*DATA SHOWN*
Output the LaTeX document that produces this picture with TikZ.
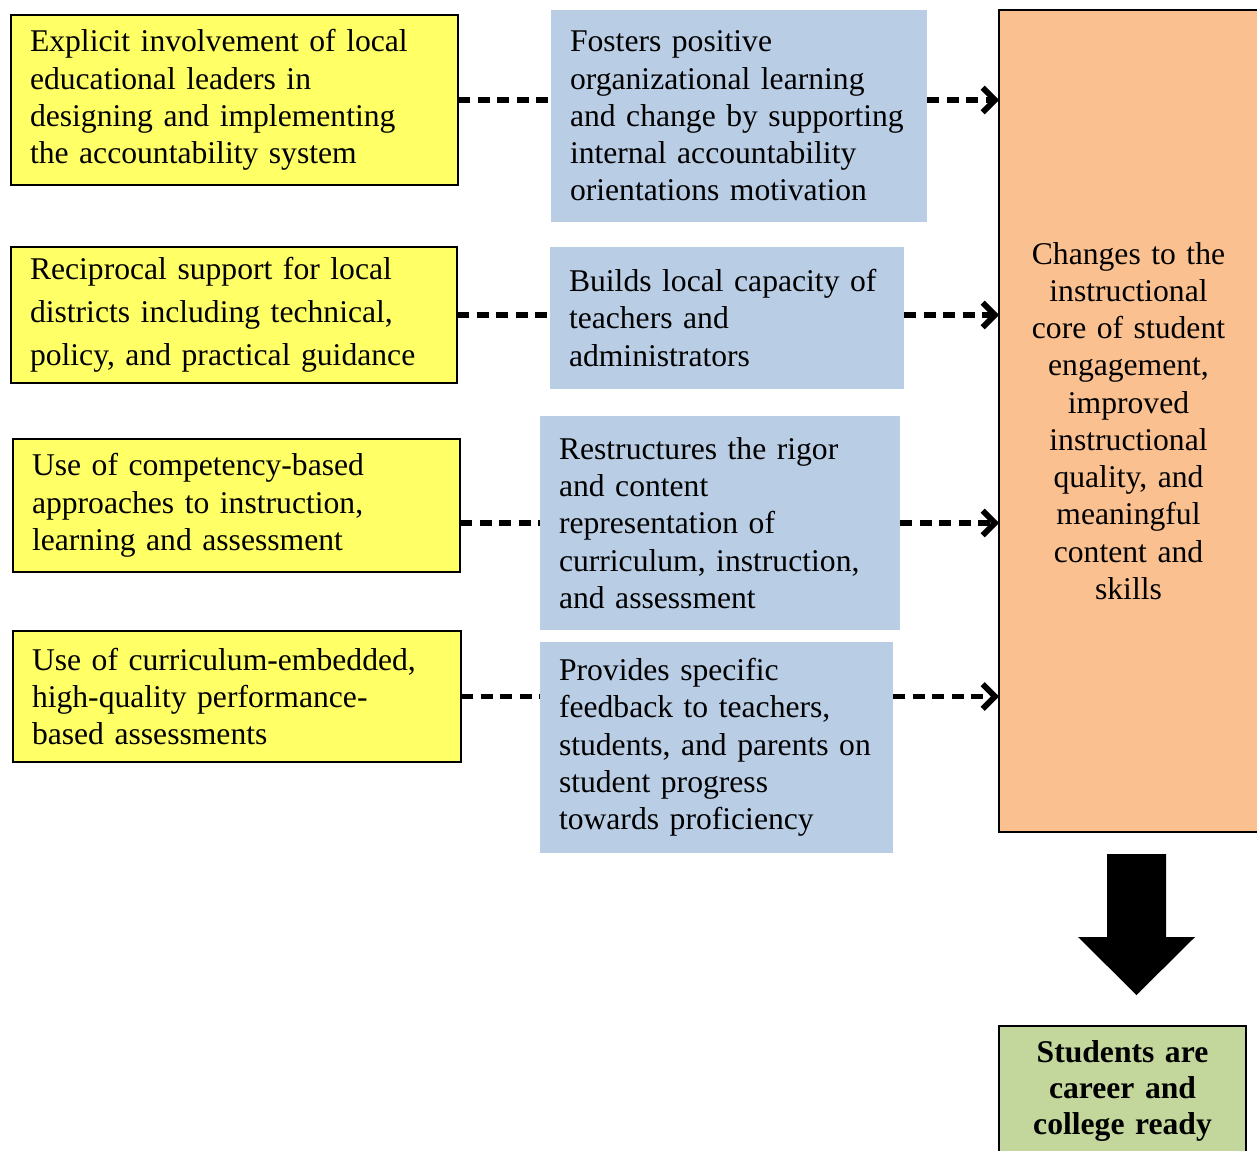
\documentclass[tikz,border=0pt]{standalone}
\usepackage{fontspec}
\setmainfont{Liberation Serif}
\usetikzlibrary{arrows.meta}

\definecolor{causeyellow}{RGB}{255,255,102}
\definecolor{mechblue}{RGB}{185,205,229}
\definecolor{coreorange}{RGB}{250,192,144}
\definecolor{outgreen}{RGB}{195,214,155}

\begin{document}
\begin{tikzpicture}[font=\fontsize{18}{21.2}\selectfont,
  cause/.style={draw, line width=0.9pt, fill=causeyellow, anchor=north west,
    outer sep=0pt, inner xsep=0.38cm, inner ysep=0pt, align=left},
  mech/.style={fill=mechblue, anchor=north west, outer sep=0pt,
    inner xsep=0.38cm, inner ysep=0pt, align=left},
  link/.style={line width=3.3pt, dash pattern=on 0.24cm off 0.15cm},
  tolink/.style={link, -{Straight Barb[length=7pt, width=14pt]}}]
  \useasboundingbox (0,0) rectangle (25.14,-23.0);
  % --- left: the four levers ---
  \node[cause, text width=8.18cm, minimum height=3.40cm] (y1) at (0.22,-0.30)
    {Explicit involvement of local\\ educational leaders in\\ designing and implementing\\ the accountability system};
  \node[cause, text width=8.16cm, minimum height=2.72cm] (y2) at (0.22,-4.94)
    {Reciprocal support for local\\[0.11cm] districts including technical,\\[0.11cm] policy, and practical guidance};
  \node[cause, text width=8.18cm, minimum height=2.66cm] (y3) at (0.26,-8.78)
    {Use of competency-based\\ approaches to instruction,\\ learning and assessment};
  \node[cause, text width=8.20cm, minimum height=2.62cm] (y4) at (0.26,-12.62)
    {Use of curriculum-embedded,\\ high-quality performance-\\ based assessments};
  % --- middle: what they do ---
  \node[mech, text width=6.76cm, minimum height=4.24cm] (b1) at (11.02,-0.20)
    {Fosters positive\\ organizational learning\\ and change by supporting\\ internal accountability\\ orientations motivation};
  \node[mech, text width=6.32cm, minimum height=2.84cm] (b2) at (11.00,-4.94)
    {Builds local capacity of\\ teachers and\\ administrators};
  \node[mech, text width=6.44cm, minimum height=4.28cm] (b3) at (10.80,-8.32)
    {Restructures the rigor\\ and content\\ representation of\\ curriculum, instruction,\\ and assessment};
  \node[mech, text width=6.30cm, minimum height=4.22cm] (b4) at (10.80,-12.84)
    {Provides specific\\ feedback to teachers,\\ students, and parents on\\ student progress\\ towards proficiency};
  % --- right: the core and the outcome ---
  \node[draw, line width=0.9pt, fill=coreorange, anchor=north west, outer sep=0pt,
    inner xsep=0.38cm, text width=4.42cm, minimum height=16.44cm, align=center] (core) at (19.98,-0.20)
    {Changes to the\\ instructional\\ core of student\\ engagement,\\ improved\\ instructional\\ quality, and\\ meaningful\\ content and\\ skills};
  \node[draw, line width=0.9pt, fill=outgreen, anchor=north west, outer sep=0pt,
    inner xsep=0.38cm, text width=4.18cm, minimum height=2.6cm, align=center,
    font=\fontsize{18}{20.6}\selectfont\bfseries] (ready) at (19.98,-20.52)
    {Students are\\ career and\\ college ready};
  % --- dashed links ---
  \draw[link] (y1.east) -- (y1.east -| b1.west);
  \draw[tolink] (y1.east -| b1.east) -- (y1.east -| core.west);
  \draw[link] (y2.east) -- (y2.east -| b2.west);
  \draw[tolink] (y2.east -| b2.east) -- (y2.east -| core.west);
  \draw[link] (b3.west -| y3.east) -- (b3.west);
  \draw[tolink] (b3.east) -- (b3.east -| core.west);
  \draw[link] (y4.east) -- (y4.east -| b4.west);
  \draw[tolink] (y4.east -| b4.east) -- (y4.east -| core.west);
  % --- block arrow down ---
  \fill (22.14,-17.08) -- (23.32,-17.08) -- (23.32,-18.74) -- (23.90,-18.74)
    -- (22.73,-19.90) -- (21.56,-18.74) -- (22.14,-18.74) -- cycle;
\end{tikzpicture}
\end{document}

*WRITTEN EXERCISE*
Without the pictures, output the full listing exactly as it stands.

*RESPONSE TO THIS TASK*
Output the LaTeX document that produces this picture with TikZ.
\documentclass[tikz,border=0pt]{standalone}
\usepackage{fontspec}
\setmainfont{Liberation Serif}
\usetikzlibrary{arrows.meta}

\definecolor{causeyellow}{RGB}{255,255,102}
\definecolor{mechblue}{RGB}{185,205,229}
\definecolor{coreorange}{RGB}{250,192,144}
\definecolor{outgreen}{RGB}{195,214,155}

\begin{document}
\begin{tikzpicture}[font=\fontsize{18}{21.2}\selectfont,
  cause/.style={draw, line width=0.9pt, fill=causeyellow, anchor=north west,
    outer sep=0pt, inner xsep=0.38cm, inner ysep=0pt, align=left},
  mech/.style={fill=mechblue, anchor=north west, outer sep=0pt,
    inner xsep=0.38cm, inner ysep=0pt, align=left},
  link/.style={line width=3.3pt, dash pattern=on 0.24cm off 0.15cm},
  tolink/.style={link, -{Straight Barb[length=7pt, width=14pt]}}]
  \useasboundingbox (0,0) rectangle (25.14,-23.0);
  % --- left: the four levers ---
  \node[cause, text width=8.18cm, minimum height=3.40cm] (y1) at (0.22,-0.30)
    {Explicit involvement of local\\ educational leaders in\\ designing and implementing\\ the accountability system};
  \node[cause, text width=8.16cm, minimum height=2.72cm] (y2) at (0.22,-4.94)
    {Reciprocal support for local\\[0.11cm] districts including technical,\\[0.11cm] policy, and practical guidance};
  \node[cause, text width=8.18cm, minimum height=2.66cm] (y3) at (0.26,-8.78)
    {Use of competency-based\\ approaches to instruction,\\ learning and assessment};
  \node[cause, text width=8.20cm, minimum height=2.62cm] (y4) at (0.26,-12.62)
    {Use of curriculum-embedded,\\ high-quality performance-\\ based assessments};
  % --- middle: what they do ---
  \node[mech, text width=6.76cm, minimum height=4.24cm] (b1) at (11.02,-0.20)
    {Fosters positive\\ organizational learning\\ and change by supporting\\ internal accountability\\ orientations motivation};
  \node[mech, text width=6.32cm, minimum height=2.84cm] (b2) at (11.00,-4.94)
    {Builds local capacity of\\ teachers and\\ administrators};
  \node[mech, text width=6.44cm, minimum height=4.28cm] (b3) at (10.80,-8.32)
    {Restructures the rigor\\ and content\\ representation of\\ curriculum, instruction,\\ and assessment};
  \node[mech, text width=6.30cm, minimum height=4.22cm] (b4) at (10.80,-12.84)
    {Provides specific\\ feedback to teachers,\\ students, and parents on\\ student progress\\ towards proficiency};
  % --- right: the core and the outcome ---
  \node[draw, line width=0.9pt, fill=coreorange, anchor=north west, outer sep=0pt,
    inner xsep=0.38cm, text width=4.42cm, minimum height=16.44cm, align=center] (core) at (19.98,-0.20)
    {Changes to the\\ instructional\\ core of student\\ engagement,\\ improved\\ instructional\\ quality, and\\ meaningful\\ content and\\ skills};
  \node[draw, line width=0.9pt, fill=outgreen, anchor=north west, outer sep=0pt,
    inner xsep=0.38cm, text width=4.18cm, minimum height=2.6cm, align=center,
    font=\fontsize{18}{20.6}\selectfont\bfseries] (ready) at (19.98,-20.52)
    {Students are\\ career and\\ college ready};
  % --- dashed links ---
  \draw[link] (y1.east) -- (y1.east -| b1.west);
  \draw[tolink] (y1.east -| b1.east) -- (y1.east -| core.west);
  \draw[link] (y2.east) -- (y2.east -| b2.west);
  \draw[tolink] (y2.east -| b2.east) -- (y2.east -| core.west);
  \draw[link] (b3.west -| y3.east) -- (b3.west);
  \draw[tolink] (b3.east) -- (b3.east -| core.west);
  \draw[link] (y4.east) -- (y4.east -| b4.west);
  \draw[tolink] (y4.east -| b4.east) -- (y4.east -| core.west);
  % --- block arrow down ---
  \fill (22.14,-17.08) -- (23.32,-17.08) -- (23.32,-18.74) -- (23.90,-18.74)
    -- (22.73,-19.90) -- (21.56,-18.74) -- (22.14,-18.74) -- cycle;
\end{tikzpicture}
\end{document}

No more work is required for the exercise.